The situation is different for Artificial Cognition: the goal is to build artificial beings rather than to observe them. Normally, we write computer programs, or we give knowledge to existing systems, and we try to obtain an interesting behavior. For that we usually utilize ordinary computers, but we can also build specialized machines, and this will be probably more frequently the case in the future. Living beings depend on mechanisms created by evolution, which uses mainly a remarkable element, the neuron. They may have extraordinary capacities for adaptation: we can learn to build houses, to write books, to grow plants, etc. Unfortunately, we have also limitations: we cannot increase the size of our working memory to more than about 7 elements; we can only use auxiliary memories such that a paper sheet. They are useful, but not as efficient as our internal memory. We can no more increase the possibilities of our consciousness, many mechanisms of our brain will always be hidden when we are thinking. This is a very serious restriction: consciousness is essential for learning, for monitoring our actions, for finding the reason of our mistakes, and so on.
On the contrary, in Artificial Cognition, we are not restricted to the neuron, we can build the mechanisms that we have defined. This possibility does not exist in the usual Cognitive Science: nature has built the beings that we want to study. In Artificial Cognition, we put ourselves in the place of evolution, which worked during billions of years on zillions of subjects. It succeeded in creating living beings, often remarkably adapted to their background. However, nobody is particularly well adapted to the artificial environments that man created, such as solving mathematical problems, playing chess, managing a large company, etc. As we have invented many of these activities, we have chosen them so that we can have reasonable performance in these domains, using capacities that evolution gave us for different goals such as hunting game for food. At the start, when on tries to build a new system, we are inspired by our methods, such as they have been discovered by Cognitive Science scientists. In doing so, we are using only a small part of the possibilities of Artificial Cognition, we must also utilize all the possibilities of computers, even those that we cannot have. Artificial beings will have much better performances than us when they use not only all of our methods, but also many other methods that we cannot use.

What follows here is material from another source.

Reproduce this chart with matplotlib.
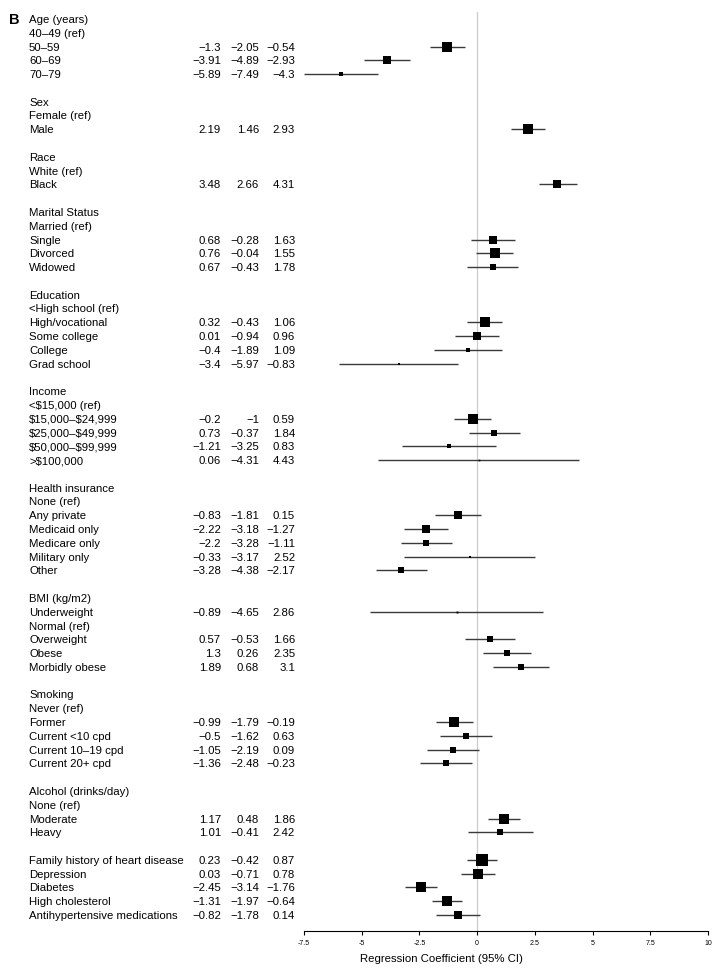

We are unable to use many useful methods because we have not enough neurons, because they are not wired in the necessary way; it may be also simply because our neurons have intrinsic limitations, for instance, they do not allow to load new knowledge in our brain easily. Perhaps, there are capacities that evolution did not give us either because they were not useful for our ancestors, or because there are jumps that evolution cannot make.
The methodology and the potentiality of the usual Cognitive Science and of Artificial Cognition are very different. We are not limited to the existing beings, but it is very difficult to build new beings. However, there is a strong tie between these two sciences: building an artificial being is defining a model. If it behaves as living beings do, this model will give an excellent description of the mechanisms that Cognitive Science wants to find. On the other hand, when we want to build an artificial being, the first thing to do is always to start with the implementation of the methods that are used by living beings. Nevertheless, we have to progress from this starting point, and we will arrive perhaps some day to build artificial beings that will be able to achieve tasks extremely difficult for us. For instance, we will see artificial beings capable of building other artificial beings more effective than themselves.